Mark Moore Gallery is proud to present "The Legends of the Mysterious Rocks," an exhibition of paintings and drawings by New York artist, Thomas Woodruff. Marking the artist's first solo exhibition with the gallery, it will showcase Woodruff’s visionary tableau narratives. The paintings, all enigmatic rocky landscapes, explore the places of miracles and mysteries. Each mythical composition is characterized by equal parts scientific precision and playful storytelling.
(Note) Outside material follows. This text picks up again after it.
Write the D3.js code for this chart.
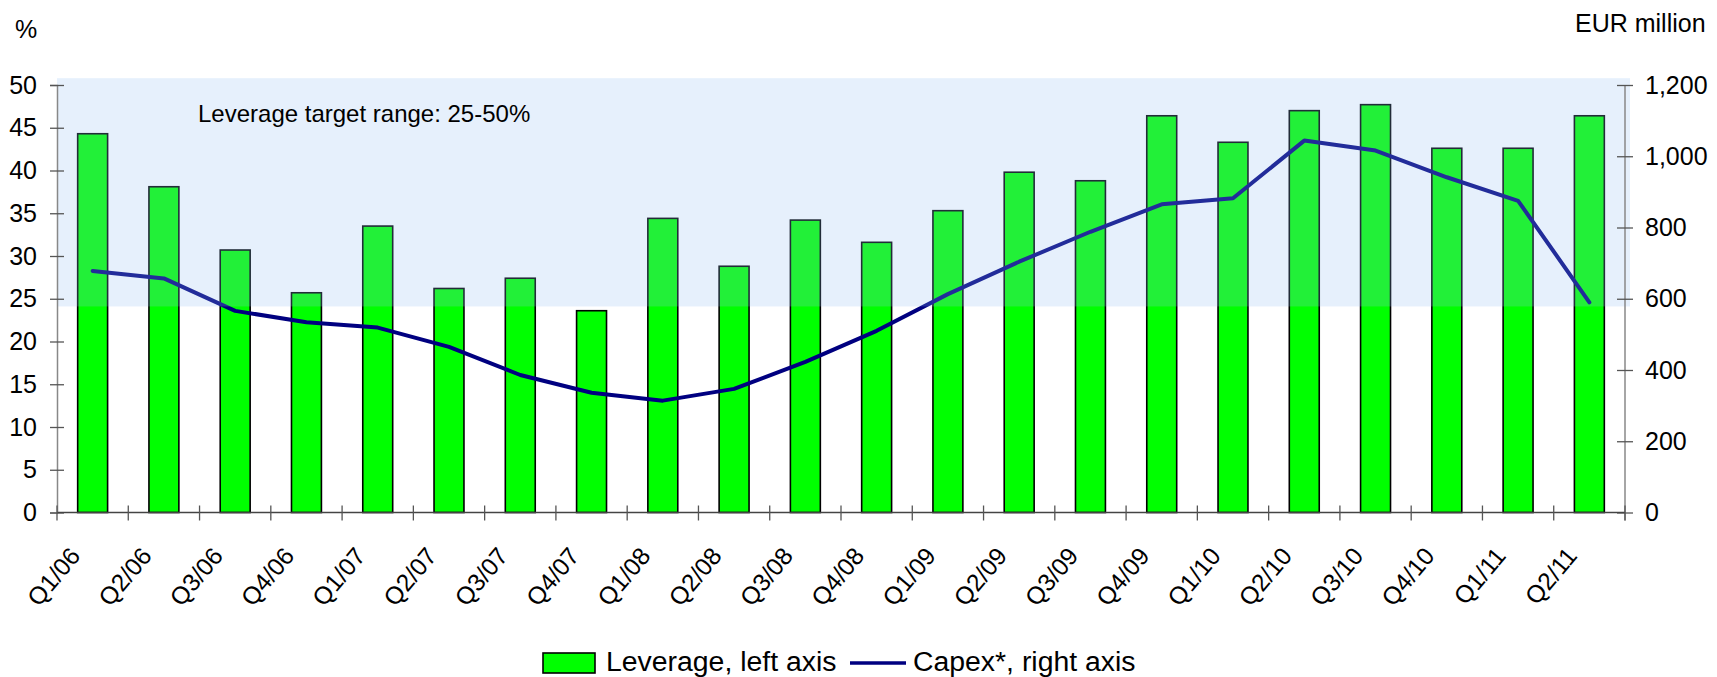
<!DOCTYPE html>
<html>
<head>
<meta charset="utf-8">
<script src="https://cdn.jsdelivr.net/npm/d3@7"></script>
<style>
  body { margin: 0; background: #fff; }
  svg text { font-family: "Liberation Sans", Arial, sans-serif; fill: #000; }
</style>
</head>
<body>
<script>
// data
const categories = ["Q1/06","Q2/06","Q3/06","Q4/06","Q1/07","Q2/07","Q3/07","Q4/07",
  "Q1/08","Q2/08","Q3/08","Q4/08","Q1/09","Q2/09","Q3/09","Q4/09",
  "Q1/10","Q2/10","Q3/10","Q4/10","Q1/11","Q2/11"];
const leverage = [44.3, 38.1, 30.7, 25.7, 33.5, 26.2, 27.4, 23.6, 34.4, 28.8, 34.2, 31.6,
  35.3, 39.8, 38.8, 46.4, 43.3, 47.0, 47.7, 42.6, 42.6, 46.4];
const capex = [678, 657, 566, 534, 519, 465, 386, 336, 314, 347, 423, 510,
  613, 704, 788, 865, 882, 1044, 1016, 941, 875, 590];
const leftTicks = [0, 5, 10, 15, 20, 25, 30, 35, 40, 45, 50];
const rightTicks = [0, 200, 400, 600, 800, 1000, 1200];
const targetBand = [24.1, 50.8];

const width = 1717, height = 677;
const plotLeft = 57, plotRight = 1625, plotTop = 85, plotBottom = 512.5;

const svg = d3.select("body").append("svg").attr("width", width).attr("height", height);

const x = d3.scaleBand().domain(categories).range([plotLeft, plotRight])
  .paddingInner(0.58).paddingOuter(0.29);
const yL = d3.scaleLinear().domain([0, 50]).range([plotBottom, plotTop]);
const yR = d3.scaleLinear().domain([0, 1200]).range([plotBottom, plotTop]);

// bars
svg.selectAll("rect.bar")
  .data(leverage)
  .enter()
  .append("rect")
  .attr("class", "bar")
  .attr("x", (d, i) => x(categories[i]))
  .attr("width", x.bandwidth())
  .attr("y", d => yL(d))
  .attr("height", d => yL(0) - yL(d))
  .attr("fill", "#00ff00")
  .attr("stroke", "#000")
  .attr("stroke-width", 1.6);

// capex line
const line = d3.line()
  .x((d, i) => x(categories[i]) + x.bandwidth() / 2)
  .y(d => yR(d));
svg.append("path")
  .datum(capex)
  .attr("d", line)
  .attr("fill", "none")
  .attr("stroke", "#000080")
  .attr("stroke-width", 4)
  .attr("stroke-linejoin", "round")
  .attr("stroke-linecap", "round");

// target range band drawn on top, semi transparent
svg.append("rect")
  .attr("x", plotLeft)
  .attr("width", plotRight + 5 - plotLeft)
  .attr("y", yL(targetBand[1]))
  .attr("height", yL(targetBand[0]) - yL(targetBand[1]))
  .attr("fill", "rgb(147,190,242)")
  .attr("opacity", 0.23);

svg.append("text")
  .attr("x", 198).attr("y", 122)
  .attr("font-size", 24)
  .text("Leverage target range: 25-50%");

// left axis
const gL = svg.append("g").attr("transform", `translate(${plotLeft},0)`)
  .call(d3.axisLeft(yL).tickValues(leftTicks).tickSizeOuter(0).tickSize(7).tickPadding(13));
gL.select(".domain").attr("stroke", "#888").attr("stroke-width", 1.5);
gL.selectAll(".tick line").attr("x1", -7).attr("x2", 7).attr("stroke", "#555").attr("stroke-width", 1.3);
gL.selectAll(".tick text").attr("font-size", 25).attr("font-family", null);

// right axis
const gR = svg.append("g").attr("transform", `translate(${plotRight},0)`)
  .call(d3.axisRight(yR).tickValues(rightTicks).tickFormat(d3.format(",")).tickSizeOuter(0).tickSize(8).tickPadding(12));
gR.select(".domain").attr("stroke", "#888").attr("stroke-width", 1.5)
  .attr("d", `M0,${plotBottom + 8}V${plotTop}`);
gR.selectAll(".tick line").attr("x1", -8).attr("x2", 8).attr("stroke", "#555").attr("stroke-width", 1.3);
gR.selectAll(".tick text").attr("font-size", 25).attr("font-family", null);

// x axis line and boundary ticks
svg.append("line")
  .attr("x1", plotLeft).attr("x2", plotRight)
  .attr("y1", plotBottom).attr("y2", plotBottom)
  .attr("stroke", "#444").attr("stroke-width", 1.5);
const bounds = d3.range(categories.length + 1).map(i => x.range()[0] + i * x.step());
svg.selectAll("line.xtick")
  .data(bounds)
  .enter()
  .append("line")
  .attr("class", "xtick")
  .attr("x1", d => d).attr("x2", d => d)
  .attr("y1", plotBottom - 7).attr("y2", plotBottom + 8)
  .attr("stroke", "#555").attr("stroke-width", 1.3);

// x labels, rotated
const gX = svg.append("g").attr("transform", `translate(0,${plotBottom})`)
  .call(d3.axisBottom(x).tickSize(0));
gX.select(".domain").remove();
gX.selectAll(".tick text")
  .attr("font-size", 24.5).attr("font-family", null)
  .attr("text-anchor", "end")
  .attr("x", -11).attr("y", 44).attr("dy", 0)
  .attr("transform", "rotate(-50,-11,44)");

// axis titles
svg.append("text").attr("x", 15).attr("y", 38).attr("font-size", 25).text("%");
svg.append("text").attr("x", 1575).attr("y", 32).attr("font-size", 25).text("EUR million");

// legend
svg.append("rect")
  .attr("x", 543).attr("y", 653).attr("width", 52).attr("height", 20)
  .attr("fill", "#00ff00").attr("stroke", "#000").attr("stroke-width", 1.6);
svg.append("text").attr("x", 606).attr("y", 671).attr("font-size", 28.4).text("Leverage, left axis");
svg.append("line")
  .attr("x1", 850).attr("x2", 906).attr("y1", 663).attr("y2", 663)
  .attr("stroke", "#000080").attr("stroke-width", 3.5);
svg.append("text").attr("x", 913).attr("y", 671).attr("font-size", 28.4).text("Capex*, right axis");
</script>
</body>
</html>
Woodruff’s latest cycle derives from a single chapter in a larger body of work, a graphic opera entitled "Francis Rothbart," which follows a fastidious feral child who is raised by magpies and other creatures and is repeatedly struck by lightning. As a consequence of the phenomena, the child develops eccentric talents, which he then abuses - leading to his ultimate destruction by the same natural world that once nurtured him. This picaresque saga unfolds in an allegorical environment, much like the topographical constructions behind renaissance religious paintings. Referencing both the Venetian landscapes of Bellini, Pierro di Cosimo and Carpaccio, mixed with the unlikely animated backdrops of Jay Ward and Chuck Jones, Woodruff’s images bring to mind the fictive gardens of a paradise lost that lingers somewhere deep in all our souls, moist and dark like the caves of the pious saints. Each scene transports us to a place in which trees anthropomorphize into figures bending from the weight of stalactite crowns, an iris becomes the gown for an oneiric sprite, and the sky rains down tears, as if mimicking the melancholy of a weeping willow. In a similarly muted palette, his drawings bring us ever closer to this mythical ecology by focusing specifically on ethereal, fragile blossoms. Petals, roots, and leaves are rendered by the delicate hand of an illustrative botanist with a penchant for the poignant. Woodruff’s images are multi-sourced amalgamations that echo with familiarity, portraying a world that is not only our own but also exists in the place of our half remembered dreams.
Thomas Woodruff received a BFA from Cooper Union (NY), and attended the Skowhegan School (MA). His works have been included in numerous exhibitions nationally and internationally including the Whitney Museum of Art (NY), The Norman Rockwell Museum (MA), the Kohler Arts Center (WI), and the National Gallery of Australia. His work is in the permanent collections of the Brooklyn Museum (NY), MIT List Center (MA), The New School (NY), the Honolulu Museum of Art (HI), the New Orleans Museum of Art (LA), the Greenville County Museum (SC), and the Art Gallery of Western Australia.